- Genre(s): Tactical role-playing
- Developer(s): Imageepoch, Felistella
- Publisher(s): Atlus, Marvelous Entertainment
- First release: Luminous Arc 2007
- Latest release: Luminous Arc Infinity 2015

= Luminous Arc =

Tactical role-playing video game series

Luminous Arc is a series of tactical role-playing video games originally developed by Imageepoch, prior to the company's bankruptcy. The series began with the 2007 release of Luminous Arc for the Nintendo DS, with its most recent game being the 2015 Japan-only release of Luminous Arc Infinity. The series also saw a spiritual successor in the 2015 Nintendo 3DS game Stella Glow.

== Games ==

Release timeline
| 2007 | Luminous Arc |
| 2008 | Luminous Arc 2 |
| 2009 | Luminous Arc 3 |
2010
2011
2012
2013
2014
| 2015 | Luminous Arc Infinity |

===Luminous Arc===
 was developed by Imageepoch for the Nintendo DS, and released on February 8, 2007 in Japan, August 14, 2007 in North America, and October 18, 2007 in Australia by Atlus, and in Europe the following day by Rising Star Games.
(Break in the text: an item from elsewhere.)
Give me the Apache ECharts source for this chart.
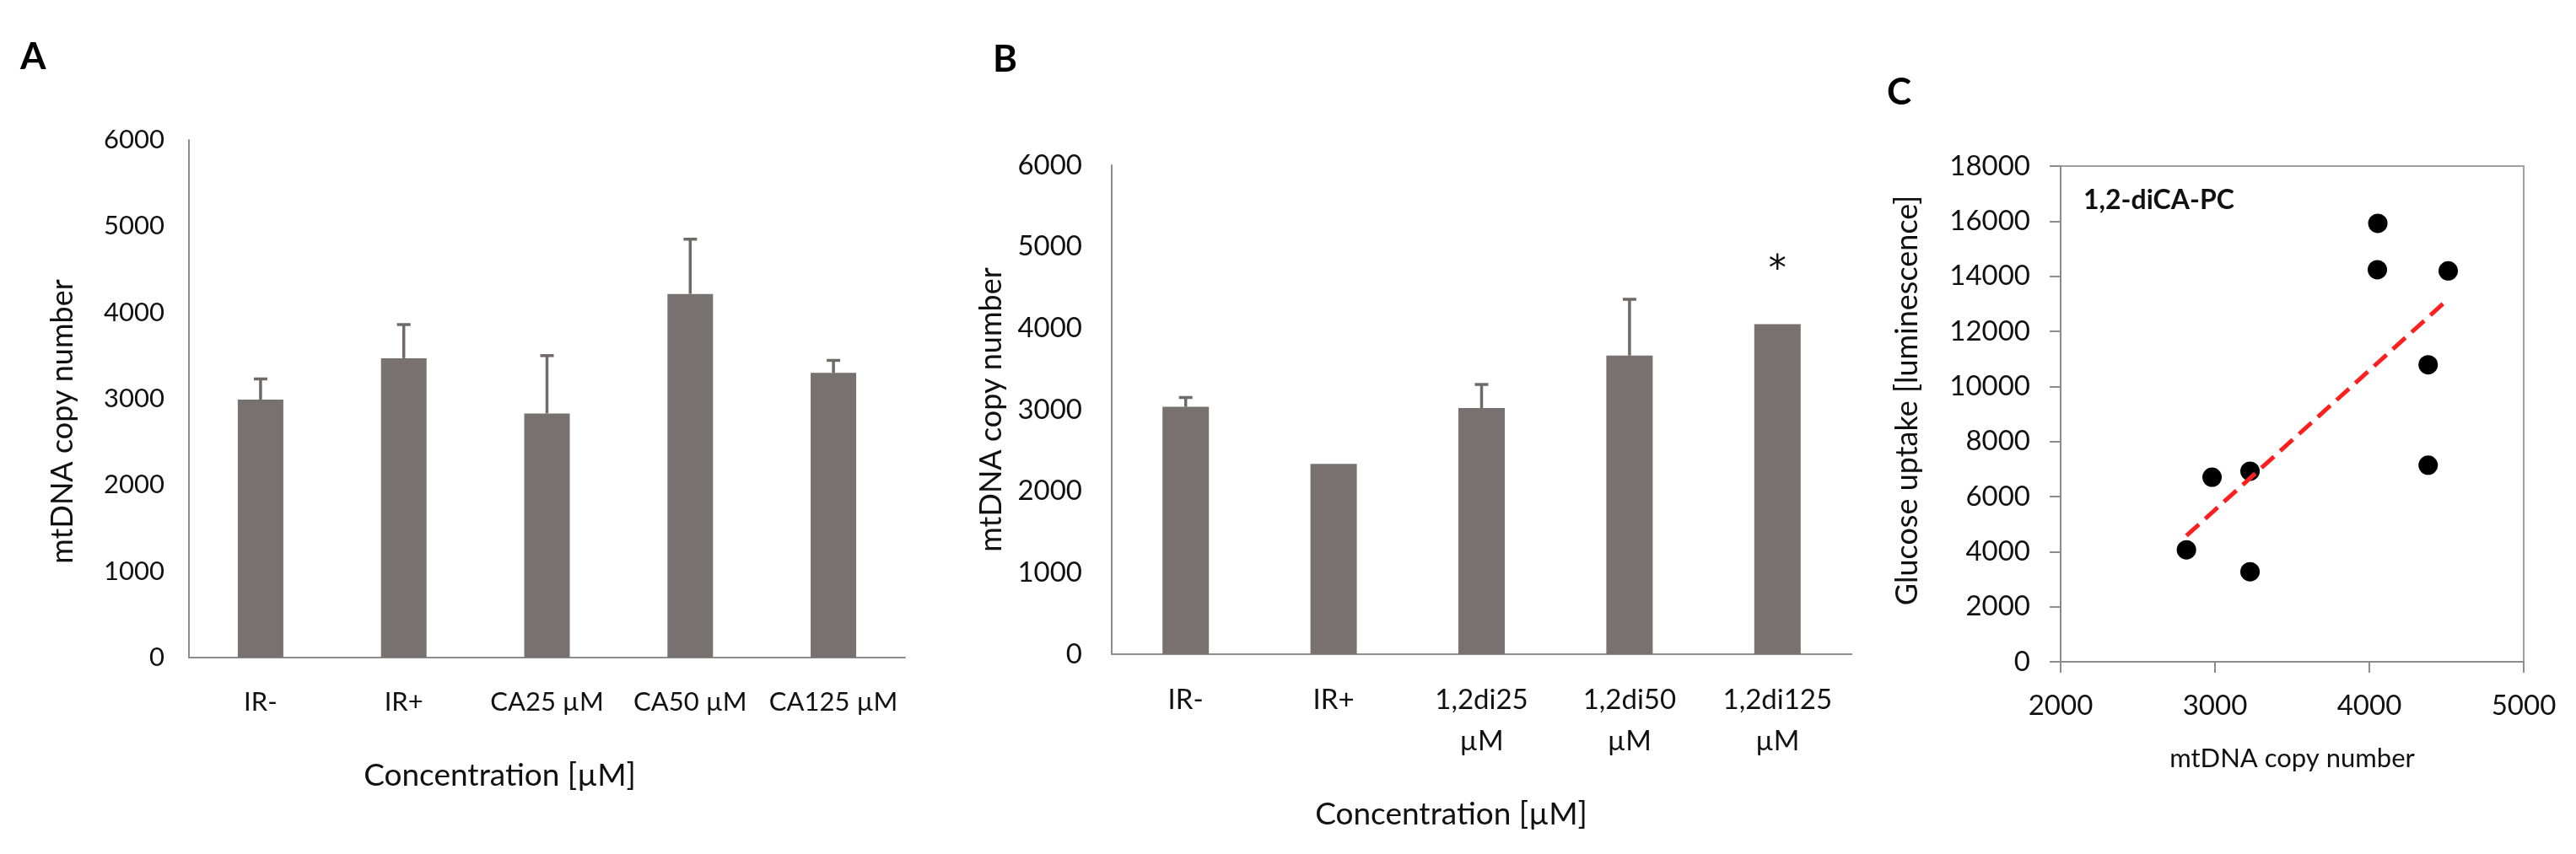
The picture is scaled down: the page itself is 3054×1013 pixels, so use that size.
<!DOCTYPE html>
<html>
<head>
<meta charset="utf-8">
<script src="https://cdn.jsdelivr.net/npm/echarts@6/dist/echarts.min.js"></script>
<style>
html,body{margin:0;padding:0;background:#fff;}
#c{width:3054px;height:1013px;}
</style>
</head>
<body>
<div id="c"></div>
<script>
// ---- Data ----
const catsA = ['IR-', 'IR+', 'CA25 µM', 'CA50 µM', 'CA125 µM'];
const meanA = [2990, 3470, 2830, 4215, 3300];
const errA  = [240, 390, 670, 635, 145];

const catsB = ['IR-', 'IR+', '1,2di25\nµM', '1,2di50\nµM', '1,2di125\nµM'];
const meanB = [3035, 2335, 3020, 3665, 4050];
const errB  = [115, null, 290, 690, null];
const sigB  = ['', '', '', '', '*'];

const mtdnaC   = [2815, 2981, 3227, 3227, 4055, 4052, 4511, 4381, 4381];
const glucoseC = [4064, 6701, 6919, 3271, 15920, 14235, 14195, 10785, 7137];

const panelLetters = ['A', 'B', 'C'];
const annotationC = '1,2-diCA-PC';

// ---- Linear regression trend line (computed from the scatter data) ----
const n = mtdnaC.length;
const mx = mtdnaC.reduce((s, v) => s + v, 0) / n;
const my = glucoseC.reduce((s, v) => s + v, 0) / n;
let sxy = 0, sxx = 0;
for (let i = 0; i < n; i++) { sxy += (mtdnaC[i] - mx) * (glucoseC[i] - my); sxx += (mtdnaC[i] - mx) ** 2; }
const slope = sxy / sxx, intercept = my - slope * mx;
const xMin = Math.min(...mtdnaC), xMax = Math.max(...mtdnaC);
const trend = [[xMin, intercept + slope * xMin], [xMax, intercept + slope * xMax]];

// ---- Styles ----
const FONT = 'Lato';
const TXT = '#111';
const BAR = '#777171';
const ERR = '#6f6969';
const AXIS = '#8c8c8c';
const plain = v => String(v);

function errSeries(idx, means, errs) {
  const data = [];
  means.forEach((m, i) => { if (errs[i] != null) data.push([i, m, m + errs[i]]); });
  return {
    type: 'custom', xAxisIndex: idx, yAxisIndex: idx, z: 4, silent: true,
    encode: { x: 0, y: [1, 2] },
    data: data,
    renderItem: function (params, api) {
      const i = api.value(0);
      const lo = api.coord([i, api.value(1)]);
      const hi = api.coord([i, api.value(2)]);
      const cap = 8;
      return {
        type: 'group',
        children: [
          { type: 'line', shape: { x1: lo[0], y1: lo[1], x2: hi[0], y2: hi[1] }, style: { stroke: ERR, lineWidth: 3.5 } },
          { type: 'line', shape: { x1: hi[0] - cap, y1: hi[1], x2: hi[0] + cap, y2: hi[1] }, style: { stroke: ERR, lineWidth: 3.5 } }
        ]
      };
    }
  };
}

const chart = echarts.init(document.getElementById('c'), null, { renderer: 'canvas' });

const option = {
  animation: false,
  backgroundColor: '#fff',
  textStyle: { fontFamily: FONT, color: TXT },
  grid: [
    { left: 224, top: 166, width: 849, height: 614 },
    { left: 1318, top: 196, width: 877, height: 580 },
    { left: 2443, top: 197, width: 549, height: 588, show: true, borderColor: '#a0a0a0', borderWidth: 2 }
  ],
  xAxis: [
    {
      gridIndex: 0, type: 'category', data: catsA,
      axisLine: { lineStyle: { color: AXIS, width: 2 } }, axisTick: { show: false },
      axisLabel: { fontFamily: FONT, fontSize: 31, lineHeight: 31, color: TXT, margin: 37, interval: 0 },
      name: 'Concentration [µM]', nameLocation: 'middle', nameGap: 122,
      nameTextStyle: { fontFamily: FONT, fontSize: 37, lineHeight: 37, color: TXT, padding: [0, 112, 0, 0] }
    },
    {
      gridIndex: 1, type: 'category', data: catsB,
      axisLine: { lineStyle: { color: AXIS, width: 2 } }, axisTick: { show: false },
      axisLabel: { fontFamily: FONT, fontSize: 33, lineHeight: 49, color: TXT, margin: 30, interval: 0 },
      name: 'Concentration [µM]', nameLocation: 'middle', nameGap: 172,
      nameTextStyle: { fontFamily: FONT, fontSize: 37, lineHeight: 37, color: TXT, padding: [0, 72, 0, 0] }
    },
    {
      gridIndex: 2, type: 'value', min: 2000, max: 5000, interval: 1000,
      axisLine: { show: true, lineStyle: { color: AXIS, width: 2 } },
      axisTick: { show: true, length: 13, lineStyle: { color: AXIS, width: 2 } },
      splitLine: { show: false },
      axisLabel: { fontFamily: FONT, fontSize: 33, lineHeight: 33, color: TXT, margin: 36, formatter: plain },
      name: 'mtDNA copy number', nameLocation: 'middle', nameGap: 99,
      nameTextStyle: { fontFamily: FONT, fontSize: 31, lineHeight: 31, color: TXT }
    }
  ],
  yAxis: [
    {
      gridIndex: 0, type: 'value', min: 0, max: 6000, interval: 1000,
      axisLine: { show: true, lineStyle: { color: AXIS, width: 2 } }, axisTick: { show: false },
      splitLine: { show: false },
      axisLabel: { fontFamily: FONT, fontSize: 31, color: TXT, margin: 29, formatter: plain },
      name: 'mtDNA copy number', nameLocation: 'middle', nameGap: 132,
      nameTextStyle: { fontFamily: FONT, fontSize: 36, lineHeight: 36, color: TXT, padding: [0, 54, 0, 0] }
    },
    {
      gridIndex: 1, type: 'value', min: 0, max: 6000, interval: 1000,
      axisLine: { show: true, lineStyle: { color: AXIS, width: 2 } }, axisTick: { show: false },
      splitLine: { show: false },
      axisLabel: { fontFamily: FONT, fontSize: 33, color: TXT, margin: 35, formatter: plain },
      name: 'mtDNA copy number', nameLocation: 'middle', nameGap: 125,
      nameTextStyle: { fontFamily: FONT, fontSize: 36, lineHeight: 36, color: TXT }
    },
    {
      gridIndex: 2, type: 'value', min: 0, max: 18000, interval: 2000,
      axisLine: { show: true, lineStyle: { color: AXIS, width: 2 } },
      axisTick: { show: true, length: 13, lineStyle: { color: AXIS, width: 2 } },
      splitLine: { show: false },
      axisLabel: { fontFamily: FONT, fontSize: 33, color: TXT, margin: 36, formatter: plain },
      name: 'Glucose uptake [luminescence]', nameLocation: 'middle', nameGap: 164,
      nameTextStyle: { fontFamily: FONT, fontSize: 36, lineHeight: 36, color: TXT, padding: [0, 0, 0, 32] }
    }
  ],
  series: [
    {
      type: 'bar', xAxisIndex: 0, yAxisIndex: 0, data: meanA, barWidth: 54,
      itemStyle: { color: BAR }, silent: true
    },
    errSeries(0, meanA, errA),
    {
      type: 'bar', xAxisIndex: 1, yAxisIndex: 1, data: meanB, barWidth: 55,
      itemStyle: { color: BAR }, silent: true,
      label: {
        show: true, position: 'top', distance: 42,
        formatter: p => sigB[p.dataIndex],
        fontFamily: 'DejaVu Sans', fontSize: 42, lineHeight: 42, color: TXT
      }
    },
    errSeries(1, meanB, errB),
    {
      type: 'scatter', xAxisIndex: 2, yAxisIndex: 2, symbolSize: 23, silent: true,
      data: mtdnaC.map((x, i) => [x, glucoseC[i]]),
      itemStyle: { color: '#000', opacity: 1 }
    },
    {
      type: 'line', xAxisIndex: 2, yAxisIndex: 2, data: trend, showSymbol: false, silent: true, z: 5,
      lineStyle: { color: '#ff1f1f', width: 5, type: [20, 10] }
    }
  ],
  graphic: [
    { type: 'text', left: 24, top: 46, style: { text: panelLetters[0], font: 'bold 44px ' + FONT, fill: '#000' } },
    { type: 'text', left: 1177, top: 49, style: { text: panelLetters[1], font: 'bold 44px ' + FONT, fill: '#000' } },
    { type: 'text', left: 2237, top: 88, style: { text: panelLetters[2], font: 'bold 44px ' + FONT, fill: '#000' } },
    { type: 'text', left: 2470, top: 222, style: { text: annotationC, font: 'bold 32px ' + FONT, fill: '#111' } }
  ]
};

chart.setOption(option);
</script>
</body>
</html>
The plot follows a group of adventurers, the Garden Children, who initially fight alongside the Luminous Church to rid the world of witches, but later team up with them to fight against a corrupt plot.

=== Luminous Arc 2 ===
Luminous Arc 2 (Note: Known in Japan as Luminous Arc 2: Will (ルミナスアーク2 ウィル, Ruminasu Āku Tsū Wiru)) was developed by Imageepoch for the Nintendo DS, and published by Marvelous Entertainment in Japan on May 15, 2008, and by Atlus USA and Rising Star Games in North America and Europe respectively.

The plot follows Roland, a young knight who is accidentally given the power of the Runic Engine, enabling him to use magic, and is sent by the Kingdom of Carnava to fight against the monstrous Beast Fiends and the witches' Magic Association. He later joins up with the witches, including Fatima, the rogue Shadow Frost Witch, to stop the threat of the Fiends from destroying the world.

=== Luminous Arc 3 ===
Luminous Arc 3 (Note: Known in Japan as Luminous Arc 3: Eyes (ルミナスアーク3 アイズ, Ruminasu Āku Surī Aizu)) was developed by Imageepoch and published by Marvelous Entertainment. It saw a Japan-only release on December 10, 2009, but a fan translation into English was released on December 24, 2021.

=== Luminous Arc Infinity ===
 was developed by Felistella for the PlayStation Vita. The game was published by Marvelous Entertainment and released only in Japan on August 6, 2015.

The game was produced by Yoshifumi Hashimoto, also the producer of the Rune Factory series.

== Related games ==

=== Stella Glow ===

A spiritual sequel to the Luminous Arc series, Stella Glow was the last game developed by Imageepoch prior to its bankruptcy. It was released for the Nintendo 3DS in Japan by Sega on June 4, 2015, in North America by Atlus USA on November 17, 2015, and in Europe and Australia by NIS America on March 11, 2016.

The story revolves around Alto, a young hero who joints the Regnant Knights along with his childhood friend Lisette, now a witch, in order to stop the Witch of Destruction, Hilda, by joining forces with the world's other witches, all of whom wield song-based magic powers. He later must ally with Hilda as well to prevent an even greater threat from destroying the world.

== Common elements ==

=== Plot and themes ===
The Luminous Arc games (and their spiritual successor, Stella Glow), typically take place in a medieval fantasy setting and feature a plot based around elemental witches, female magic-wielders of great power who are recruited by the main character in order to save the world from peril. The protagonist is commonly a male knight, albeit one of little renown yet great potential. While the witches are initially seen as malicious or at least dangerous entities, they are usually largely benevolent and merely protecting the world from malice, the true nature of which is revealed later. Fan service featuring the witches is common, such as Luminous Arc 2's "Engage" system, although it also serves to further their character development through socialization.

=== Gameplay ===
The gameplay of the Luminous Arc titles falls along the lines of tactical RPGs such as Final Fantasy Tactics. Battlefields are viewed from an isometric perspective and characters may be moved on a grid. Characters possess powerful special moves that may only be used when a gauge has been filled.